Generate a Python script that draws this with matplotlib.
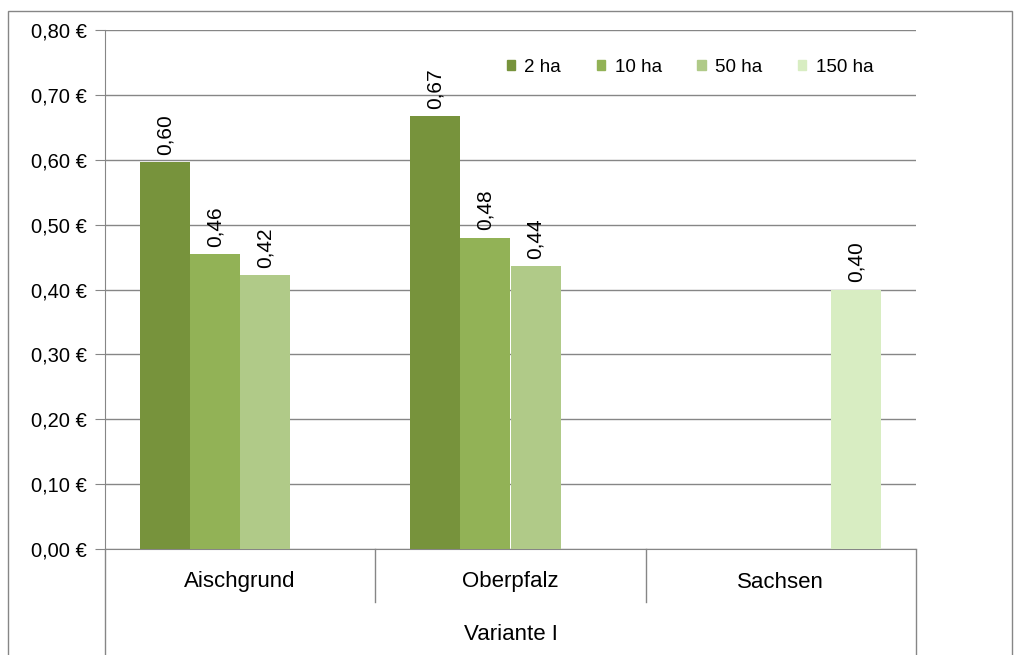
import matplotlib.pyplot as plt
import matplotlib.patches as patches
from matplotlib.lines import Line2D
import numpy as np

plt.rcParams['font.family'] = ['Liberation Sans', 'DejaVu Sans']

regions = ["Aischgrund", "Oberpfalz", "Sachsen"]
sizes = ["2 ha", "10 ha", "50 ha", "150 ha"]
# values per size class, None = no bar
vals_2ha = [0.597, 0.667, None]
vals_10ha = [0.455, 0.480, None]
vals_50ha = [0.422, 0.436, None]
vals_150ha = [None, None, 0.400]
labels_2ha = ["0,60", "0,67", ""]
labels_10ha = ["0,46", "0,48", ""]
labels_50ha = ["0,42", "0,44", ""]
labels_150ha = ["", "", "0,40"]
colors = ["#77933C", "#92B256", "#B0CA88", "#D8EDC2"]
yticks = [0.0, 0.1, 0.2, 0.3, 0.4, 0.5, 0.6, 0.7, 0.8]
group_title = "Variante I"

W, H = 1015, 655
fig = plt.figure(figsize=(W / 100, H / 100), dpi=100)
# plot area in pixels: x 105..916, y 30..549
ax = fig.add_axes([105 / W, 1 - 549 / H, (916 - 105) / W, (549 - 30) / H])

series = [vals_2ha, vals_10ha, vals_50ha, vals_150ha]
labels = [labels_2ha, labels_10ha, labels_50ha, labels_150ha]
bw = 0.185
x = np.arange(len(regions))
for i, (vals, labs) in enumerate(zip(series, labels)):
    pos = x - 1.5 * bw + i * bw
    for p, v, lab in zip(pos, vals, labs):
        if v is None:
            continue
        ax.bar(p, v, width=bw, color=colors[i], zorder=3)
        ax.text(p, v + 0.011, lab, rotation=90, ha='center', va='bottom',
                fontsize=15, color='black', zorder=4)

ax.set_xlim(-0.5, len(regions) - 0.5)
ax.set_ylim(0, 0.8)
ax.set_yticks(yticks)
ax.set_yticklabels([f"{t:.2f}".replace('.', ',') + " €" for t in yticks], fontsize=14.5)
ax.tick_params(axis='y', length=7, color='#868686', pad=6)
ax.yaxis.grid(True, color='#868686', linewidth=1, zorder=0)
ax.set_xticks([])
for s in ['top', 'right']:
    ax.spines[s].set_visible(False)
ax.spines['left'].set_color('#868686')
ax.spines['bottom'].set_color('#868686')

# multi-level category axis
gray = '#868686'
for k in range(len(regions) + 1):
    xx = k / len(regions)
    y0 = -106 / 519 if k in (0, len(regions)) else -53 / 519
    ax.add_line(Line2D([xx, xx], [0, y0], transform=ax.transAxes, color=gray,
                       linewidth=1, clip_on=False))
for k, r in enumerate(regions):
    ax.text((k + 0.5) / len(regions), -33 / 519, r, transform=ax.transAxes,
            ha='center', va='center', fontsize=16)
ax.text(0.5, -85 / 519, group_title, transform=ax.transAxes,
        ha='center', va='center', fontsize=16)

handles = [patches.Patch(color=c) for c in colors]
ax.legend(handles, sizes, ncol=4, frameon=False, fontsize=13.5,
          loc='center', bbox_to_anchor=((690 - 105) / 811, (549 - 67) / 519),
          handlelength=0.45, handleheight=0.45, handletextpad=0.5,
          columnspacing=1.9)

# outer chart frame
fig.patches.append(patches.Rectangle((8 / W, -0.1), (1012 - 8) / W, 1.1 - 11 / H,
                                     transform=fig.transFigure, fill=False,
                                     edgecolor='#868686', linewidth=1))

fig.savefig("out.png", dpi=100)
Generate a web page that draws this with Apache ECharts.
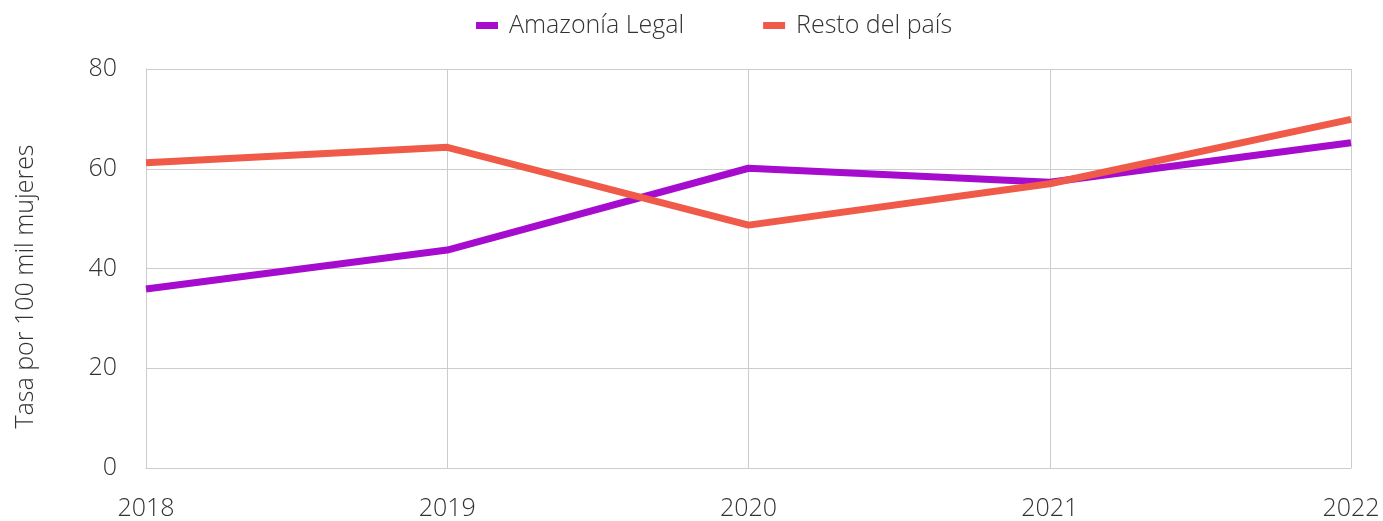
<!DOCTYPE html>
<html>
<head>
<meta charset="utf-8">
<script src="https://cdn.jsdelivr.net/npm/echarts@6/dist/echarts.min.js"></script>
<style>
  html, body { margin: 0; padding: 0; background: #fff; }
  #chart { width: 1383px; height: 521px; }
</style>
</head>
<body>
<div id="chart"></div>
<script>
const years = ['2018', '2019', '2020', '2021', '2022'];
const amazonia = [35.9, 43.7, 60.1, 57.3, 65.2];
const resto = [61.2, 64.3, 48.7, 57.0, 69.9];
const yTicks = { min: 0, max: 80, interval: 20 };

const font = 'Open Sans, Liberation Sans, Arial, sans-serif';
const textColor = '#333';
const gridColor = '#cccccc';

let chart = echarts.init(document.getElementById('chart'));
chart.setOption({
  animation: false,
  textStyle: { fontFamily: font, fontWeight: 300 },
  legend: {
    top: 8,
    left: 471,
    itemWidth: 22,
    itemHeight: 7,
    itemGap: 79,
    icon: 'rect',
    textStyle: { fontSize: 25, color: textColor, fontFamily: font, fontWeight: 300, padding: [0, 0, 0, 6] },
    data: ['Amazonía Legal', 'Resto del país']
  },
  grid: { left: 146, right: 32, top: 69, bottom: 53, containLabel: false },
  xAxis: {
    type: 'category',
    data: years,
    boundaryGap: false,
    axisLine: { show: true, lineStyle: { color: gridColor, width: 1 } },
    axisTick: { show: false },
    splitLine: { show: true, lineStyle: { color: gridColor, width: 1 } },
    axisLabel: { fontSize: 25, color: textColor, margin: 28, fontFamily: font, fontWeight: 300 }
  },
  yAxis: {
    type: 'value',
    min: yTicks.min,
    max: yTicks.max,
    interval: yTicks.interval,
    name: 'Tasa por 100 mil mujeres',
    nameLocation: 'middle',
    nameGap: 108,
    nameTextStyle: { fontSize: 25, color: textColor, fontFamily: font, fontWeight: 300, padding: [0, 36, 0, 0] },
    axisLine: { show: true, lineStyle: { color: gridColor, width: 1 } },
    axisTick: { show: false },
    splitLine: { show: true, lineStyle: { color: gridColor, width: 1 } },
    axisLabel: { fontSize: 25, color: textColor, margin: 29, fontFamily: font, fontWeight: 300 }
  },
  series: [
    {
      name: 'Amazonía Legal',
      type: 'line',
      data: amazonia,
      symbol: 'none',
      lineStyle: { width: 7, color: '#a60ccd' },
      itemStyle: { color: '#a60ccd' }
    },
    {
      name: 'Resto del país',
      type: 'line',
      data: resto,
      symbol: 'none',
      lineStyle: { width: 7, color: '#f05a48' },
      itemStyle: { color: '#f05a48' }
    }
  ]
});
</script>
</body>
</html>
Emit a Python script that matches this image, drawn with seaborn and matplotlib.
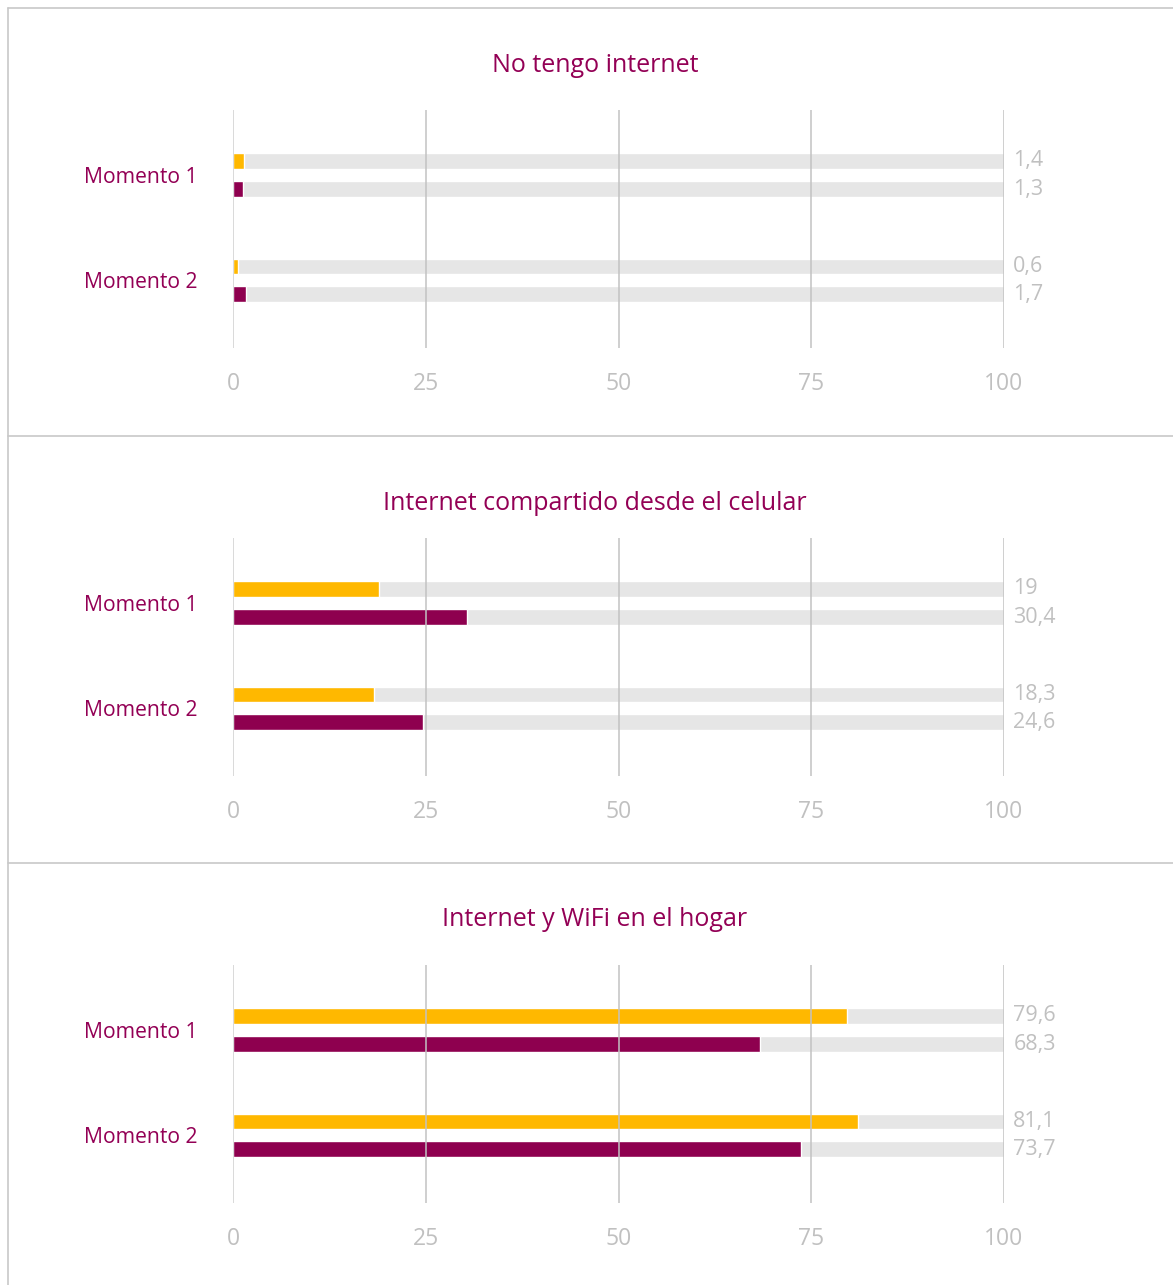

━━━━━━━━━━

> [Set exercise]: Only lines with the word "draws" are wanted, so copy each one from the records.

> [Reply to the exercise]:
Generate a Python script that draws this with matplotlib.
Generate a web page that draws this with Apache ECharts.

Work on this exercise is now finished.